Treasury Secretary Timothy Geithner heads for China for talks with officials there early next week. In January, Geithner angered the Chinese government by accusing China of manipulating its currency and undermining free trade. China shot back, blaming the U.S. for sparking the financial crisis.
Certainly, the U.S. bears a large share of the blame for the meltdown, but many economists believe China's currency policy paved the way for the worldwide crisis.
Here's the short argument that China is partly to blame for the crisis: In its rush to industrialize, China ran up huge trade surpluses. It saved too much of the money it made selling its products. Then, it lent too much of that money to America, says Peter Morici, an economics professor at the University of Maryland.

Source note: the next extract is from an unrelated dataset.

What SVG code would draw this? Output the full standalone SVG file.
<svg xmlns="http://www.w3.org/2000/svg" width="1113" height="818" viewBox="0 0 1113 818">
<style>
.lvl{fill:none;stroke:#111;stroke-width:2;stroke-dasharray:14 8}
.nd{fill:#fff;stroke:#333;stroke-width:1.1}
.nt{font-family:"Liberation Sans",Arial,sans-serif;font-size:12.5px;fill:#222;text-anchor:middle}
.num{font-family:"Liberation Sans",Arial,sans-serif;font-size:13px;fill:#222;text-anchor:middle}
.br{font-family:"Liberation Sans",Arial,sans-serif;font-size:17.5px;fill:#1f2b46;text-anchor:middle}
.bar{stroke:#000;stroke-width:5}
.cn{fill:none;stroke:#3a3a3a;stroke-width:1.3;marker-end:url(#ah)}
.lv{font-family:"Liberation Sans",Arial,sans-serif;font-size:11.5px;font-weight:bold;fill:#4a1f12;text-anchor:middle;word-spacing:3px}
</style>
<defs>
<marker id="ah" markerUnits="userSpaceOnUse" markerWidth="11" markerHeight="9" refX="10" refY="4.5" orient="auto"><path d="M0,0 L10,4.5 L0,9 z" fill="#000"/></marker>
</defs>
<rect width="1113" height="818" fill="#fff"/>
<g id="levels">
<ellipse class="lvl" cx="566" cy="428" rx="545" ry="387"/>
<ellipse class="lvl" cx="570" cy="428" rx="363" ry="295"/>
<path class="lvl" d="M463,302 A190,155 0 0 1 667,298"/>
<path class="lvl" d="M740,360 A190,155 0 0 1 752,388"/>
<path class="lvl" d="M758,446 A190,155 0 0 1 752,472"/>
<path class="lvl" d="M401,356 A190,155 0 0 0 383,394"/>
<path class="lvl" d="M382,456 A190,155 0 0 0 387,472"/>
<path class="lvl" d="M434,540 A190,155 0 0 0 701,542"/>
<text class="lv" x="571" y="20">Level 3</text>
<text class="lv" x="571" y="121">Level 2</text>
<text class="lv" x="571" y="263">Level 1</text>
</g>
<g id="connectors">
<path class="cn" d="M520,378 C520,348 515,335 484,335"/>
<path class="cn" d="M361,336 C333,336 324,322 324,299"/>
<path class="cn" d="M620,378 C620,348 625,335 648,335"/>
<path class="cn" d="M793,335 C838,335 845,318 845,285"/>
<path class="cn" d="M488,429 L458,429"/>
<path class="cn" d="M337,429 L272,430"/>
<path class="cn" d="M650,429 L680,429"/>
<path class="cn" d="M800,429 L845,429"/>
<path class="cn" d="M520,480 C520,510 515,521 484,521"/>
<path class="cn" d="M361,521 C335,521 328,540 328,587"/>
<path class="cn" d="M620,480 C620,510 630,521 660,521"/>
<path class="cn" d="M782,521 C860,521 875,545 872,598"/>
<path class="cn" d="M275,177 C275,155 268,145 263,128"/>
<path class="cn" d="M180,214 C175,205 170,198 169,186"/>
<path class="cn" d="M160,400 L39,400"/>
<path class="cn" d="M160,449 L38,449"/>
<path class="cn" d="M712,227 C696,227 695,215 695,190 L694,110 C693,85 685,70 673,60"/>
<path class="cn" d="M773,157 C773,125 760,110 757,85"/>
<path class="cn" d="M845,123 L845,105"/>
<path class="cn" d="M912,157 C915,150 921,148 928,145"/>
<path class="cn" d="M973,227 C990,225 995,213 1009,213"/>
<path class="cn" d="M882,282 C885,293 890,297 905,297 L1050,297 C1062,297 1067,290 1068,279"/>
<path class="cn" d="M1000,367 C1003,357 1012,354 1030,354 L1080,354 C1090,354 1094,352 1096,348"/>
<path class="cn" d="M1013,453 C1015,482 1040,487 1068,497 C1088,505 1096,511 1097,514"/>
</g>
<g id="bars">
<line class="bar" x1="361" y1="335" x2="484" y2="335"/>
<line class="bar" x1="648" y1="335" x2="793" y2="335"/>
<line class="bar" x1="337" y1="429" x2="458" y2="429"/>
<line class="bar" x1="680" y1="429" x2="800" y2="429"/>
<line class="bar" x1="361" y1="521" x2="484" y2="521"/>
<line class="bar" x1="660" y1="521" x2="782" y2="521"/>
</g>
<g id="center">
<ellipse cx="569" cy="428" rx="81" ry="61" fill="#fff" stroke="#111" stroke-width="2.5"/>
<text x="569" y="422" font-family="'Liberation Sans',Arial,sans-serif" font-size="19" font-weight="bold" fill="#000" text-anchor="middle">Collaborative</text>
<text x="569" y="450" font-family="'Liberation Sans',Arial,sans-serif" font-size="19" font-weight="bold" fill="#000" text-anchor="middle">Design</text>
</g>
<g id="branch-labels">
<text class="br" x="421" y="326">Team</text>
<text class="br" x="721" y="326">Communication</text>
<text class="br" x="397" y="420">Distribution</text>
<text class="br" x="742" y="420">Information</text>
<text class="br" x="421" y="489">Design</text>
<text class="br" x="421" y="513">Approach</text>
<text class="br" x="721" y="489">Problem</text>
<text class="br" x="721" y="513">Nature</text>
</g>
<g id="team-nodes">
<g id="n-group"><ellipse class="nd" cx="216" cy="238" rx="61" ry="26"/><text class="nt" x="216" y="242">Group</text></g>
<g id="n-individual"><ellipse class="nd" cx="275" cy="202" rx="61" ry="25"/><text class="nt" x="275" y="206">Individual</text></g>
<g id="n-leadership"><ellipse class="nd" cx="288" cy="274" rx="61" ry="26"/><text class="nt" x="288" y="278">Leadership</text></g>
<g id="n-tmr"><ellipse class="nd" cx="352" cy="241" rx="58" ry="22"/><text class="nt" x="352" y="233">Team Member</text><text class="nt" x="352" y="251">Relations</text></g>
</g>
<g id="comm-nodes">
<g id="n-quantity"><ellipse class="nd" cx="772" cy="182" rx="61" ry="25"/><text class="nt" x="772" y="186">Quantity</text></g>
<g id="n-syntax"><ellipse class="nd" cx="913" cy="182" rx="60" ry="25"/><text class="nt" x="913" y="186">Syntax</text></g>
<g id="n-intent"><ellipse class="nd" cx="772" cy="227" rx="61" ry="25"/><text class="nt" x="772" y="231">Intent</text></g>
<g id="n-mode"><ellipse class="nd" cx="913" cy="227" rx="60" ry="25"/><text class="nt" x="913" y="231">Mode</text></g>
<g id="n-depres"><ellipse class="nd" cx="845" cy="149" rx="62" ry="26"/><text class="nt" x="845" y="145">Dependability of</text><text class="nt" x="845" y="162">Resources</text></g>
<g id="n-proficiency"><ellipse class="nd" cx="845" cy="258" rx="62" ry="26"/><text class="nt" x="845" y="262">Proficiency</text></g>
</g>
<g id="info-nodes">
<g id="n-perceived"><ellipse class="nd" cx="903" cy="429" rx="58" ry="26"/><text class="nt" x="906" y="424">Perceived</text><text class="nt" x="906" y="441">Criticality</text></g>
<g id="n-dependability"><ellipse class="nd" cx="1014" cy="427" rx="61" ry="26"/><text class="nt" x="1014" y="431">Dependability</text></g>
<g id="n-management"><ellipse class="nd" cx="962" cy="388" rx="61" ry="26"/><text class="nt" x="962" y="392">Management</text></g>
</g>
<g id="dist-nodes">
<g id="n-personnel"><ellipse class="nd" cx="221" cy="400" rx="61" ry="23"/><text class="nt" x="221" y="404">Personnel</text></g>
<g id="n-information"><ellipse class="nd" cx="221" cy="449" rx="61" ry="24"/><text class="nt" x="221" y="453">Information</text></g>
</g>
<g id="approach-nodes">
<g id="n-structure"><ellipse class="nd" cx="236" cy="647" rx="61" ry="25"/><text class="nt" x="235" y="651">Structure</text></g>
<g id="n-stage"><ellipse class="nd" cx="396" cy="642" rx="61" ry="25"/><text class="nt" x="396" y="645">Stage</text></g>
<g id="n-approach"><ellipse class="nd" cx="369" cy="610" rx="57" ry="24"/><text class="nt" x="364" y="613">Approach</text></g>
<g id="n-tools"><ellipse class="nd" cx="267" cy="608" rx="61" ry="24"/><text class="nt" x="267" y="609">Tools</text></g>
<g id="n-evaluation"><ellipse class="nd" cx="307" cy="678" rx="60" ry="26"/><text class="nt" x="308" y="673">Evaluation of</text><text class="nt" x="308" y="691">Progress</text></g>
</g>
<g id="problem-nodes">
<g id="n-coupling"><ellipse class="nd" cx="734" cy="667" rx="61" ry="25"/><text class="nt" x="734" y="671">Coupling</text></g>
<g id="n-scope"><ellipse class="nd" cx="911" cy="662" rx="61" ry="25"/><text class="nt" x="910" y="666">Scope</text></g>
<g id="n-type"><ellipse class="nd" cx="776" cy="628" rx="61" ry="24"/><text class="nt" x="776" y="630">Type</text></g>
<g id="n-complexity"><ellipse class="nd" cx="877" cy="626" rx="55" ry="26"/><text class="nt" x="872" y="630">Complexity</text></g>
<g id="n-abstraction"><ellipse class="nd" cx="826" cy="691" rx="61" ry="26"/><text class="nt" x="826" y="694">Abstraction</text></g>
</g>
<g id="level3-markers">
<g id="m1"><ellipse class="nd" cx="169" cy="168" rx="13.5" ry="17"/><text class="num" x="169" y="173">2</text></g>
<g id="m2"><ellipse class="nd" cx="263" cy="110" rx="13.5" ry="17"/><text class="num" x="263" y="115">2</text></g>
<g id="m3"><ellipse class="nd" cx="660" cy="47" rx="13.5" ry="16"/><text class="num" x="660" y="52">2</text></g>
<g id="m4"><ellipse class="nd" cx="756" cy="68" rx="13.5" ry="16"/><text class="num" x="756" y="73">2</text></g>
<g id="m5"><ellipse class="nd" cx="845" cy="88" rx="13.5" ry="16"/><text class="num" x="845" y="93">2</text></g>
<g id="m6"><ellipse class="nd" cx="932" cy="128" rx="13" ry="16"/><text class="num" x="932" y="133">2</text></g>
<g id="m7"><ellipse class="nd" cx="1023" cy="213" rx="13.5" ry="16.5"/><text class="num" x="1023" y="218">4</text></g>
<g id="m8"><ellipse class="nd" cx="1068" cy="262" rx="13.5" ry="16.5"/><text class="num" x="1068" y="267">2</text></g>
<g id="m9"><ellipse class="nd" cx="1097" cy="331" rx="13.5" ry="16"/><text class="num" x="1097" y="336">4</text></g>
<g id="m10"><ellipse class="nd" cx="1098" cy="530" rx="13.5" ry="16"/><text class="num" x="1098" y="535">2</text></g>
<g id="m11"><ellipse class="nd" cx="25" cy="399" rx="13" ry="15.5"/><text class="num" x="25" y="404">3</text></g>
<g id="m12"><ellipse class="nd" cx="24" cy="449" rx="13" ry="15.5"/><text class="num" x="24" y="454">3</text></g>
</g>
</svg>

"They accumulated dollars and they invested those dollars in the New York bond market," he says. "That made it inexpensive for banks to lend us money through our homes on mortgages and second mortgages and to loan us money on credit cards and to buy cars."
China, along with some other Asian nations and oil producers, flooded the U.S. financial markets with so much excess cash that it drove interest rates down, providing an irresistible temptation for Americans to take on more debt, Morici says.

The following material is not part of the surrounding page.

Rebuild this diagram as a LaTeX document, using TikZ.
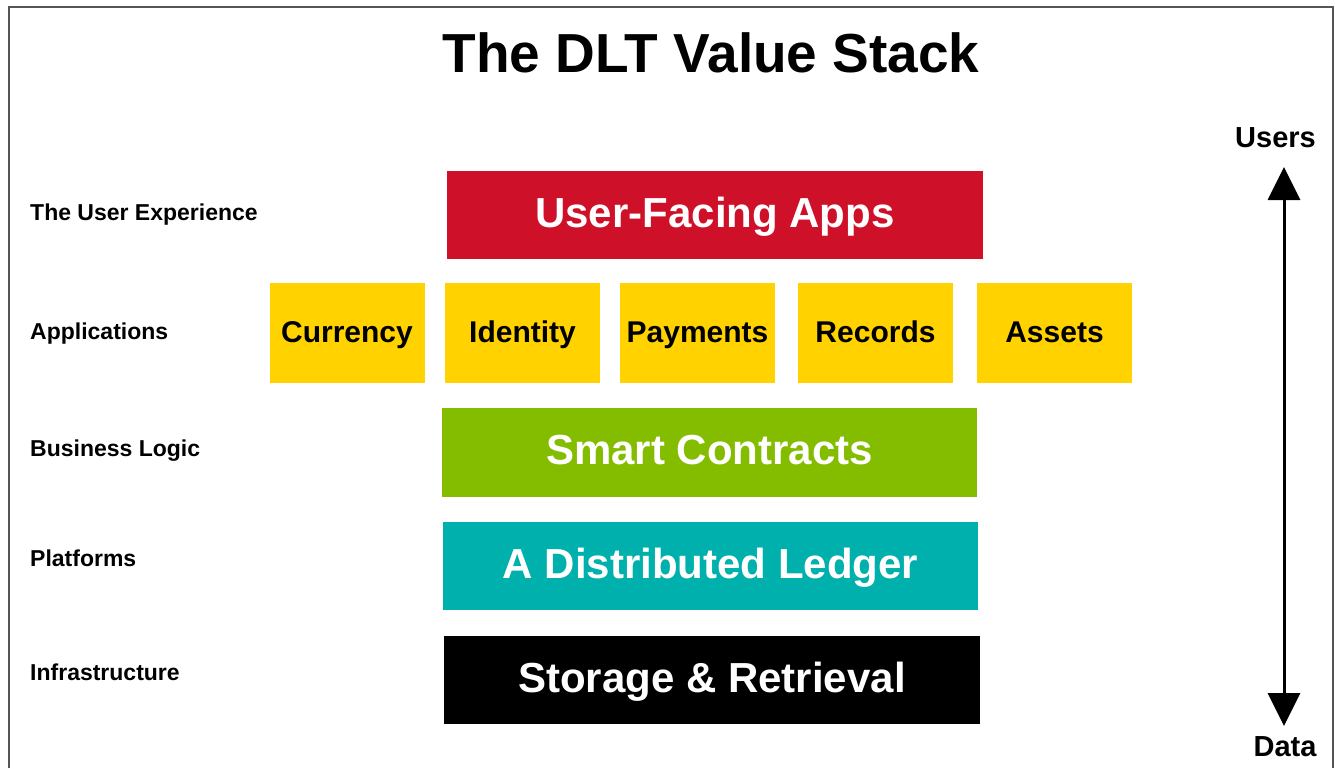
\documentclass[tikz,border=0pt]{standalone}
\usepackage{fontspec}
\setmainfont{Liberation Sans}
\usetikzlibrary{arrows.meta}
\definecolor{appred}{HTML}{CE1029}
\definecolor{appyellow}{HTML}{FFD200}
\definecolor{appgreen}{HTML}{84BD00}
\definecolor{appteal}{HTML}{00B0AC}
\definecolor{framegray}{HTML}{555555}
\begin{document}
\begin{tikzpicture}[x=1pt,y=-1pt,
  layer/.style={rectangle,inner sep=0pt,text=white,font=\fontsize{42}{46}\selectfont\bfseries,
    text height=30.2pt,text depth=6pt},
  appbox/.style={rectangle,fill=appyellow,inner sep=0pt,minimum width=155pt,minimum height=100pt,
    font=\fontsize{30}{34}\selectfont\bfseries,text height=21.6pt,text depth=3pt},
  sidelabel/.style={anchor=west,inner sep=0pt,font=\fontsize{23}{26}\selectfont\bfseries,
    text height=16.5pt,text depth=0pt},
  endlabel/.style={inner sep=0pt,font=\fontsize{29}{32}\selectfont\bfseries,text height=20.9pt,text depth=0pt}]
\useasboundingbox (0,0) rectangle (1335,768);
\fill[white] (0,0) rectangle (1335,768);
\draw[framegray,line width=2pt] (8.5,768) -- (8.5,7.5) -- (1332.5,7.5) -- (1332.5,768);
% title
\node[inner sep=0pt,font=\fontsize{55}{60}\selectfont\bfseries,text height=39.6pt,text depth=0pt] (title) at (711,53) {The DLT Value Stack};
% layers
\node[layer,fill=appred,minimum width=536pt,minimum height=88pt] (ux) at (715,215) {User-Facing Apps};
\node[appbox] (currency) at (347,333) {Currency};
\node[appbox] (identity) at (522.5,333) {Identity};
\node[appbox] (payments) at (697.5,333) {Payments};
\node[appbox] (records) at (875.5,333) {Records};
\node[appbox] (assets) at (1054.5,333) {Assets};
\node[layer,fill=appgreen,minimum width=535pt,minimum height=89pt] (smart) at (709.5,452.5) {Smart Contracts};
\node[layer,fill=appteal,minimum width=535pt,minimum height=88pt] (ledger) at (710.5,566) {A Distributed Ledger};
\node[layer,fill=black,minimum width=536pt,minimum height=88pt] (storage) at (712,680) {Storage \& Retrieval};
% side labels
\node[sidelabel] (lux) at (30,212) {The User Experience};
\node[sidelabel] (lapp) at (30,331) {Applications};
\node[sidelabel] (lbiz) at (30,448) {Business Logic};
\node[sidelabel] (lplat) at (30,558) {Platforms};
\node[sidelabel] (linfra) at (30,672) {Infrastructure};
% axis
\node[endlabel] (users) at (1275.5,137) {Users};
\node[endlabel] (data) at (1285,746) {Data};
\coordinate (top) at (1284,167);
\coordinate (bottom) at (1284,726);
\draw[line width=3pt,{Triangle[width=32pt,length=33pt]}-{Triangle[width=32pt,length=33pt]}] (bottom) -- (top);
\end{tikzpicture}
\end{document}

"And it meant that the Federal Reserve couldn't pull in the mortgage frenzy when it wanted to," he says. "There was not much the Fed could do. It raised short-term rates, but long-term rates didn't go up with them. Mortgage rates didn't go up. And the terms got easier and easier and people borrowed more and more."
Economist and China expert Nicholas Lardy agrees that Chinese money provided the fuel for the financial crisis.
"The Chinese gave us the rope, but we didn't have to hang ourselves," he says. "If we had had tougher regulation, the inflow of capital from China would not have led to the crisis that emerged over the last year or so."
Lardy says the lack of regulation allowed U.S. investment firms to develop riskier financial products. And they did so with abandon as they tried to boost profits in the low interest rate environment created by the flood of cash from China.
So why did China build up such large and destabilizing surpluses? Lardy and Morici disagree on China's motives. Morici thinks China made a deliberate decision to build its economy and its global power through exports.
"Quite simply, China wants to have a very large trade surplus with the United States as a development tool to employ [people from rural China] in the cities making things to sell here," Morici says. "So what it does is, it keeps its currency cheap."
But Lardy, a fellow at the Peterson Institute for International Economics, says China sort of stumbled into the situation.
Back in the 1990s, China decided to peg its currency to the dollar, a move that was viewed as positive back then. For a while it worked fine. The dollar appreciated and so did China's currency, the yuan. That meant Chinese exports were more expensive. So, despite its increasing productivity, China's trade surplus was manageable.
But early in this decade, the dollar began to fall, and with its currency still pegged to the dollar, China's exports became cheaper. China sold mountains of goods, and its trade surplus soared, Lardy says.
"Their goods became massively more competitive on international markets and they developed large trade surpluses without any precedent in recorded history," he says.
Lardy says some Chinese leaders want a more balanced economy. But he says others, with economic interests in export production, have gotten addicted to the huge profits that exports generate. They're resisting the calls from the U.S. government and others to allow the value of the yuan to rise.
Geithner will raise the issue during his talks next week, but Lardy says that with China holding $1.5 trillion in U.S. debt, the U.S. doesn't have a lot of leverage. Just last month, the Treasury blinked when it declined to officially call out China for manipulating its currency.
"Certainly one of the reasons they probably didn't raise it to that threshold is the very commonsense idea that maybe you shouldn't pick a fight with your banker," Lardy says. "If you need to borrow a lot of money from somebody, you have to treat them, perhaps, with greater deference than you would if you didn't have that dependency."
Morici argues it's the other way around. The fact that China has lent the U.S. so much money actually gives the U.S. leverage. That's because China needs a strong U.S. economy if it wants to be paid back in full.
And, of course, China is still dependent on the U.S. consumer. A Treasury official says Geithner will urge China to seek more balanced growth by boosting domestic consumption and depending less on exports.